──────── MATERIAL PROVIDED ────────

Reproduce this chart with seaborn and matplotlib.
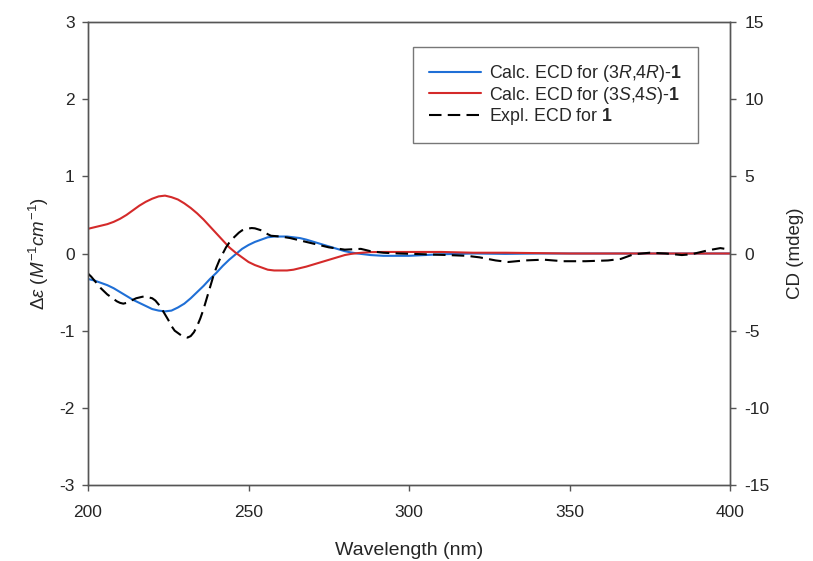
import numpy as np
import pandas as pd
import matplotlib
matplotlib.use("Agg")
import matplotlib.pyplot as plt
import seaborn as sns

# Calculated ECD (3R,4R)-1, delta epsilon
wl_rr = [200, 202, 204, 206, 208, 210, 212, 214, 216, 218, 220, 222, 224, 226, 228, 230,
         232, 234, 236, 238, 240, 242, 244, 246, 248, 250, 252, 254, 256, 258, 260, 262,
         264, 266, 268, 270, 272, 274, 276, 278, 280, 282, 284, 286, 288, 290, 292, 296,
         300, 305, 310, 320, 330, 340, 350, 360, 370, 380, 390, 400]
de_rr = [-0.33, -0.35, -0.38, -0.41, -0.45, -0.50, -0.55, -0.60, -0.64, -0.68, -0.72, -0.74,
         -0.75, -0.74, -0.70, -0.65, -0.58, -0.50, -0.42, -0.33, -0.25, -0.16, -0.08, -0.01,
         0.06, 0.11, 0.15, 0.18, 0.21, 0.22, 0.22, 0.22, 0.21, 0.20, 0.18, 0.155, 0.13,
         0.105, 0.08, 0.055, 0.03, 0.013, 0.0, -0.01, -0.02, -0.025, -0.03, -0.03, -0.03,
         -0.02, -0.01, 0.0, -0.005, 0.0, 0.0, 0.0, 0.0, 0.0, 0.0, 0.0]

# Calculated ECD (3S,4S)-1, delta epsilon
wl_ss = [200, 202, 204, 206, 208, 210, 212, 214, 216, 218, 220, 222, 224, 226, 228, 230,
         232, 234, 236, 238, 240, 242, 244, 246, 248, 250, 252, 254, 256, 258, 260, 262,
         264, 266, 268, 270, 272, 274, 276, 278, 280, 282, 284, 286, 288, 292, 300, 310,
         320, 330, 340, 350, 360, 370, 380, 390, 400]
de_ss = [0.32, 0.34, 0.36, 0.38, 0.41, 0.45, 0.50, 0.56, 0.62, 0.67, 0.71, 0.74, 0.75,
         0.73, 0.70, 0.65, 0.59, 0.52, 0.44, 0.35, 0.26, 0.17, 0.08, 0.01, -0.05, -0.11,
         -0.15, -0.18, -0.21, -0.22, -0.22, -0.22, -0.21, -0.19, -0.17, -0.145, -0.12,
         -0.095, -0.07, -0.045, -0.02, -0.005, 0.005, 0.012, 0.018, 0.02, 0.02, 0.02, 0.01,
         0.01, 0.005, 0.0, 0.0, 0.0, 0.0, 0.0, 0.0]

# Experimental ECD for 1, mdeg
wl_exp = [200, 201, 202, 203, 204, 205, 206, 207, 208, 209, 210, 211, 212, 213, 214, 215,
          216, 217, 218, 219, 220, 221, 222, 223, 224, 225, 226, 227, 229, 231, 232, 233,
          234, 235, 236, 237, 238, 239, 240, 241, 242, 243, 244, 245, 246, 247, 248, 250,
          251, 252, 254, 256, 257, 260, 263, 266, 270, 275, 280, 285, 288, 292, 297, 305,
          312, 318, 322, 327, 331, 336, 342, 348, 355, 362, 366, 370, 375, 380, 385, 388,
          393, 397, 400]
cd_exp = [-1.3, -1.5, -1.75, -2.0, -2.25, -2.45, -2.65, -2.8, -2.95, -3.1, -3.2, -3.25,
          -3.2, -3.1, -3.0, -2.9, -2.85, -2.8, -2.8, -2.85, -2.9, -3.05, -3.3, -3.6, -3.95,
          -4.3, -4.7, -5.0, -5.3, -5.45, -5.35, -5.1, -4.7, -4.2, -3.6, -2.9, -2.2, -1.5,
          -0.9, -0.4, 0.0, 0.4, 0.7, 0.95, 1.15, 1.35, 1.5, 1.62, 1.65, 1.63, 1.5, 1.25,
          1.15, 1.1, 1.0, 0.85, 0.65, 0.4, 0.25, 0.3, 0.15, 0.05, 0.0, -0.05, -0.1, -0.15,
          -0.25, -0.45, -0.55, -0.45, -0.4, -0.5, -0.5, -0.45, -0.35, -0.05, 0.05, 0.0,
          -0.1, -0.05, 0.2, 0.35, 0.25]

labels = [r"Calc. ECD for (3$\it{R}$,4$\it{R}$)-$\bf{1}$",
          r"Calc. ECD for (3$\it{S}$,4$\it{S}$)-$\bf{1}$",
          r"Expl. ECD for $\bf{1}$"]

sns.set_style("ticks")
plt.rcParams['font.family'] = ['Liberation Sans', 'DejaVu Sans']
plt.rcParams['mathtext.fontset'] = 'custom'
plt.rcParams['mathtext.rm'] = 'Liberation Sans'
plt.rcParams['mathtext.it'] = 'Liberation Sans:italic'
plt.rcParams['mathtext.bf'] = 'Liberation Sans:bold'
plt.rcParams['axes.unicode_minus'] = False

fig = plt.figure(figsize=(8.13, 5.61), dpi=100)
ax = fig.add_axes([88/813, 1-485/561, (730-88)/813, (485-22)/561])
ax2 = ax.twinx()

df_rr = pd.DataFrame({"wl": wl_rr, "v": de_rr})
df_ss = pd.DataFrame({"wl": wl_ss, "v": de_ss})
df_ex = pd.DataFrame({"wl": wl_exp, "v": cd_exp})

sns.lineplot(data=df_rr, x="wl", y="v", ax=ax, color="#1f6fd6", lw=1.5, label=labels[0], legend=False)
sns.lineplot(data=df_ss, x="wl", y="v", ax=ax, color="#d42a2a", lw=1.5, label=labels[1], legend=False)
sns.lineplot(data=df_ex, x="wl", y="v", ax=ax2, color="black", lw=1.5, label=labels[2], legend=False)
ax2.lines[0].set_dashes([6, 3])

ax.set_xlim(200, 400)
ax.set_ylim(-3, 3)
ax2.set_ylim(-15, 15)
ax.set_xticks([200, 250, 300, 350, 400])
ax.set_yticks([-3, -2, -1, 0, 1, 2, 3])
ax2.set_yticks([-15, -10, -5, 0, 5, 10, 15])

ax.set_xlabel("Wavelength (nm)", fontsize=14, labelpad=16)
ax.set_ylabel(r"$\Delta\it{\varepsilon}\ (M^{-1}cm^{-1})$", fontsize=13.5, labelpad=6)
ax2.set_ylabel("CD (mdeg)", fontsize=13.5, labelpad=12)

for a in (ax, ax2):
    a.tick_params(labelsize=12.5, length=4.5, width=1, color="#555555", direction="out")
    for s in a.spines.values():
        s.set_color("#555555")
        s.set_linewidth(1)
        s.set_visible(True)
ax.tick_params(axis="x", pad=10)
ax.tick_params(axis="y", pad=5)
ax2.tick_params(axis="y", pad=6)

h1, l1 = ax.get_legend_handles_labels()
h2, l2 = ax2.get_legend_handles_labels()
leg = ax2.legend(h1 + h2, l1 + l2, loc="upper left", bbox_to_anchor=((413-88)/642, 1-(47-22)/463),
                 fontsize=12.8, frameon=True, fancybox=False, edgecolor="#555555",
                 handlelength=2.9, borderpad=0.9, labelspacing=0.03, handletextpad=0.5,
                 borderaxespad=0)
leg.get_frame().set_linewidth(1)

fig.savefig("out.png", dpi=100)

────────

WHAT TO WORK ON:
From the first line of the listing above, repeat every line through the one holding "import seaborn as sns". Both ends count, and pictures stay out.

ANSWER IN FULL:
Reproduce this chart with seaborn and matplotlib.
import numpy as np
import pandas as pd
import matplotlib
matplotlib.use("Agg")
import matplotlib.pyplot as plt
import seaborn as sns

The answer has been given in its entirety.